■ DATASET EXCERPT
(begin)

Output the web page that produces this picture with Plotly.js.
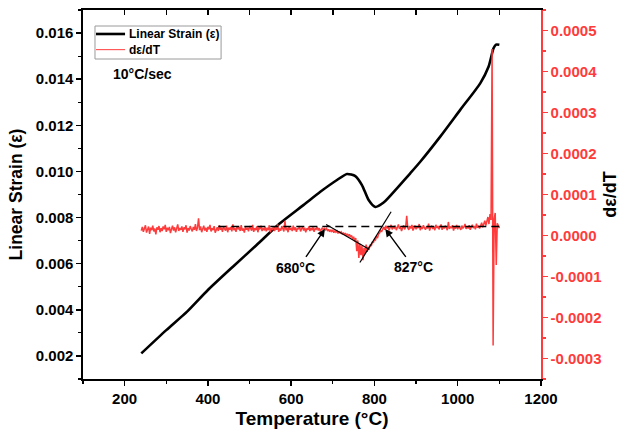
<!DOCTYPE html>
<html><head><meta charset="utf-8">
<script src="https://cdn.plot.ly/plotly-3.0.1.min.js"></script>
<style>html,body{margin:0;padding:0;background:#fff}#chart{width:620px;height:431px}</style>
</head><body><div id="chart"></div>
<script>
// Linear strain curve
const tempStrain = [240, 300, 350, 400, 460, 517, 573, 630, 670, 710, 734, 754, 770, 786, 802, 822, 854, 886, 910, 958, 1006, 1054, 1074, 1086, 1092, 1100];
const strain = [0.00211, 0.00312, 0.00392, 0.00486, 0.00587, 0.00681, 0.00775, 0.00855, 0.00912, 0.00963, 0.00989, 0.00980, 0.00941, 0.00876, 0.00846, 0.00865, 0.00927, 0.00992, 0.01042, 0.01151, 0.01267, 0.01382, 0.01454, 0.01534, 0.01550, 0.01549];

// dε/dT sampled every 2.5 °C from 240 °C, in units of 1e-6
const derivStartT = 240;
const derivStepT = 2.5;
const derivMicro = [
 // 240 – 680
 12, 21, 9, 18, 25, 7, 16, 22, 4, 19, 13, 24, 10, 17, 3, 20, 14, 23, 8, 18,
 11, 22, 15, 26, 9, 19, 13, 21, 6, 17, 24, 12, 20, 8, 16, 27, 11, 18, 14, 22,
 9, 20, 15, 25, 7, 18, 12, 23, 16, 10, 21, 14, 28, 11, 19, 42, 13, 22, 8, 17,
 24, 12, 19, 9, 21, 15, 26, 10, 18, 13, 23, 7, 17, 20, 11, 25, 14, 19, 9, 22,
 16, 12, 24, 8, 19, 14, 21, 10, 27, 13, 18, 9, 22, 15, 20, 11, 25, 12, 17, 7,
 21, 14, 19, 10, 23, 16, 12, 26, 9, 18, 13, 22, 8, 20, 15, 24, 11, 17, 14, 21,
 10, 19, 13, 25, 8, 18, 15, 22, 11, 20, 14, 27, 9, 17, 12, 23, 16, 10, 36, 13,
 19, 8, 22, 14, 17, 11, 24, 13, 20, 9, 18, 15, 23, 10, 16, 21, 12, 19, 8, 17,
 14, 22, 11, 18, 13, 20, 9, 17, 15, 21, 12, 18, 10, 16, 19, 13, 17,
 // 682.5 – 820 (transformation dip)
 14, 17, 11, 15, 9, 14, 10, 13, 7, 12, 8, 11, 5, 10, 6, 9, 3, 7, 2, 6,
 0, 4, -2, 3, -4, 0, -8, -3, -15, -6, -38, -12, -55, -20, -48, -25, -60, -30, -45, -22,
 -40, -28, -32, -22, -26, -15, -18, -9, -11, -3, -5, 4, 6, 12, 10, 17,
 // 822.5 – 1100
 21, 14, 24, 17, 22, 12, 19, 26, 15, 21, 18, 24, 13, 20, 27, 16, 22, 11, 19, 25,
 15, 21, 48, 18, 14, 23, 17, 26, 12, 20, 24, 15, 22, 18, 28, 13, 21, 16, 25, 19,
 14, 22, 17, 29, 12, 20, 24, 16, 21, 13, 26, 18, 23, 15, 20, 27, 14, 22, 17, 24,
 19, 13, 33, 16, 22, 18, 25, 12, 21, 17, 26, 15, 23, 19, 14, 24, 18, 21, 28, 16,
 22, 17, 25, 14, 20, 26, 18, 23, 15, 29, 19, 24, 17, 22, 31, 20, 27, 36, 24, 33,
 45, 28, 52, 38, 455, -268, 40, 55, -72, 30, 25, 18
];
const deriv = derivMicro.map(v => v * 1e-6);

// Construction lines (on the dε/dT axis)
const baseT = [425, 1102];
const baseD = [0.000022, 0.000022];
const tan1T = [684, 788];
const tan1D = [0.000027, -0.000034];
const tan2T = [765, 840];
const tan2D = [-0.000066, 0.000058];

// Onset annotations
const onsetLabels = ['680°C', '827°C'];
const onsetHeadT = [681, 826];
const onsetHeadD = [0.000016, 0.000016];
const onsetTailT = [633, 878];
const onsetTailD = [-0.000056, -0.000056];
const onsetTextT = [610, 894];
const onsetTextD = [-0.000079, -0.000077];

// Legend entries
const legendNames = ['Linear Strain (ε)', 'dε/dT'];
const legendColors = ['#000', '#ff3b3b'];
const legendWidths = [2.6, 1];

const rightTicks = [-0.0003, -0.0002, -0.0001, 0, 0.0001, 0.0002, 0.0003, 0.0004, 0.0005];
const rightTickText = ['-0.0003', '-0.0002', '-0.0001', '0.0000', '0.0001', '0.0002', '0.0003', '0.0004', '0.0005'];

const RED = '#ff3b3b';
const FONT = 'Liberation Sans, Arial, sans-serif';

const traces = [
  {x: tempStrain, y: strain, type: 'scatter', mode: 'lines', name: legendNames[0],
   line: {color: '#000', width: 2.6, shape: 'spline', smoothing: 0.6}, xaxis: 'x', yaxis: 'y', hoverinfo: 'skip'},
  {x0: derivStartT, dx: derivStepT, y: deriv, type: 'scatter', mode: 'lines', name: legendNames[1],
   line: {color: RED, width: 1.5}, xaxis: 'x', yaxis: 'y2', hoverinfo: 'skip'},
  {x: baseT, y: baseD, type: 'scatter', mode: 'lines', showlegend: false,
   line: {color: '#000', width: 1.3, dash: '8px,5px'}, yaxis: 'y2', hoverinfo: 'skip'},
  {x: tan1T, y: tan1D, type: 'scatter', mode: 'lines', showlegend: false,
   line: {color: '#000', width: 1.2}, yaxis: 'y2', hoverinfo: 'skip'},
  {x: tan2T, y: tan2D, type: 'scatter', mode: 'lines', showlegend: false,
   line: {color: '#000', width: 1.2}, yaxis: 'y2', hoverinfo: 'skip'},
  {x: [100, 1200], y: [0.001, 0.001], type: 'scatter', mode: 'lines', showlegend: false,
   line: {color: 'rgba(0,0,0,0)'}, xaxis: 'x2', yaxis: 'y', hoverinfo: 'skip'}
];

const annotations = [
  {x: 243, y: 0.01423, xref: 'x', yref: 'y', text: '<b>10°C/sec</b>', showarrow: false,
   font: {family: FONT, size: 14, color: '#000'}}
];
for (let i = 0; i < onsetLabels.length; i++) {
  annotations.push({x: onsetHeadT[i], y: onsetHeadD[i], xref: 'x', yref: 'y2',
    ax: onsetTailT[i], ay: onsetTailD[i], axref: 'x', ayref: 'y2', text: '',
    showarrow: true, arrowhead: 2, arrowsize: 1.1, arrowwidth: 1.4, arrowcolor: '#000'});
  annotations.push({x: onsetTextT[i], y: onsetTextD[i], xref: 'x', yref: 'y2',
    text: '<b>' + onsetLabels[i] + '</b>', showarrow: false,
    font: {family: FONT, size: 14, color: '#000'}});
}

// Compact legend box (paper coordinates)
const shapes = [
  {type: 'rect', xref: 'paper', yref: 'paper', x0: 0.0262, x1: 0.3015, y0: 0.8672, y1: 0.9566,
   line: {color: '#9a9a9a', width: 1}, fillcolor: '#fff', layer: 'above'}
];
const legendRowY = [0.935, 0.8925];
for (let i = 0; i < legendNames.length; i++) {
  shapes.push({type: 'line', xref: 'paper', yref: 'paper', x0: 0.0284, x1: 0.0918,
    y0: legendRowY[i], y1: legendRowY[i], line: {color: legendColors[i], width: legendWidths[i]}, layer: 'above'});
  annotations.push({x: 0.0965, y: legendRowY[i], xref: 'paper', yref: 'paper', xanchor: 'left', yanchor: 'middle',
    text: '<b>' + legendNames[i] + '</b>', showarrow: false, font: {family: FONT, size: 12, color: '#000'}});
}

const layout = {
  width: 620, height: 431,
  margin: {l: 83, r: 79, t: 10, b: 52},
  paper_bgcolor: '#fff', plot_bgcolor: '#fff',
  font: {family: FONT, color: '#000'},
  showlegend: false,
  xaxis: {range: [100, 1200], showgrid: false, zeroline: false, showline: true, linecolor: '#000', linewidth: 1.6,
    ticks: 'outside', ticklen: 5, tickwidth: 1.4, tickcolor: '#000', dtick: 200, tick0: 0,
    minor: {dtick: 100, tick0: 0, ticks: 'outside', ticklen: 3, tickwidth: 1.2, tickcolor: '#000'},
    tickfont: {family: FONT, size: 15, color: '#000', weight: 'bold'},
    title: {text: '<b>Temperature (°C)</b>', font: {family: FONT, size: 19, color: '#000'}, standoff: 6}},
  xaxis2: {range: [100, 1200], overlaying: 'x', side: 'top', showgrid: false, zeroline: false,
    showline: true, linecolor: '#000', linewidth: 1.6, ticks: 'inside', ticklen: 5, tickwidth: 1.4,
    tickcolor: '#000', dtick: 100, tick0: 0, showticklabels: false},
  yaxis: {range: [0.001, 0.017], showgrid: false, zeroline: false, showline: true, linecolor: '#000', linewidth: 1.6,
    ticks: 'outside', ticklen: 5, tickwidth: 1.4, tickcolor: '#000', dtick: 0.002, tick0: 0, tickformat: '.3f',
    minor: {dtick: 0.001, tick0: 0, ticks: 'outside', ticklen: 3, tickwidth: 1.2, tickcolor: '#000'},
    tickfont: {family: FONT, size: 15, color: '#000', weight: 'bold'},
    title: {text: '<b>Linear Strain (ε)</b>', font: {family: FONT, size: 17.5, color: '#000'}, standoff: 9}},
  yaxis2: {range: [-0.00035, 0.00055], overlaying: 'y', side: 'right', showgrid: false, zeroline: false,
    showline: true, linecolor: RED, linewidth: 1.6,
    ticks: 'outside', ticklen: 5, tickwidth: 1.4, tickcolor: RED,
    tickmode: 'array', tickvals: rightTicks, ticktext: rightTickText,
    minor: {dtick: 0.00005, tick0: 0, ticks: 'outside', ticklen: 3, tickwidth: 1.2, tickcolor: RED},
    tickfont: {family: FONT, size: 15, color: RED, weight: 'bold'},
    title: {text: '<b>dε/dT</b>', font: {family: FONT, size: 18, color: '#000'}, standoff: 4}},
  shapes: shapes,
  annotations: annotations
};

Plotly.newPlot('chart', traces, layout, {staticPlot: true, displayModeBar: false});
</script>
</body></html>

(end)

■ STATED EXERCISE
Write out again, exactly, the lines from the start of the listing up to the line containing "0.01534, 0.01550, 0.01549];", with both ends and without pictures.

■ SOLUTION TO THIS EXERCISE
Output the web page that produces this picture with Plotly.js.
<!DOCTYPE html>
<html><head><meta charset="utf-8">
<script src="https://cdn.plot.ly/plotly-3.0.1.min.js"></script>
<style>html,body{margin:0;padding:0;background:#fff}#chart{width:620px;height:431px}</style>
</head><body><div id="chart"></div>
<script>
// Linear strain curve
const tempStrain = [240, 300, 350, 400, 460, 517, 573, 630, 670, 710, 734, 754, 770, 786, 802, 822, 854, 886, 910, 958, 1006, 1054, 1074, 1086, 1092, 1100];
const strain = [0.00211, 0.00312, 0.00392, 0.00486, 0.00587, 0.00681, 0.00775, 0.00855, 0.00912, 0.00963, 0.00989, 0.00980, 0.00941, 0.00876, 0.00846, 0.00865, 0.00927, 0.00992, 0.01042, 0.01151, 0.01267, 0.01382, 0.01454, 0.01534, 0.01550, 0.01549];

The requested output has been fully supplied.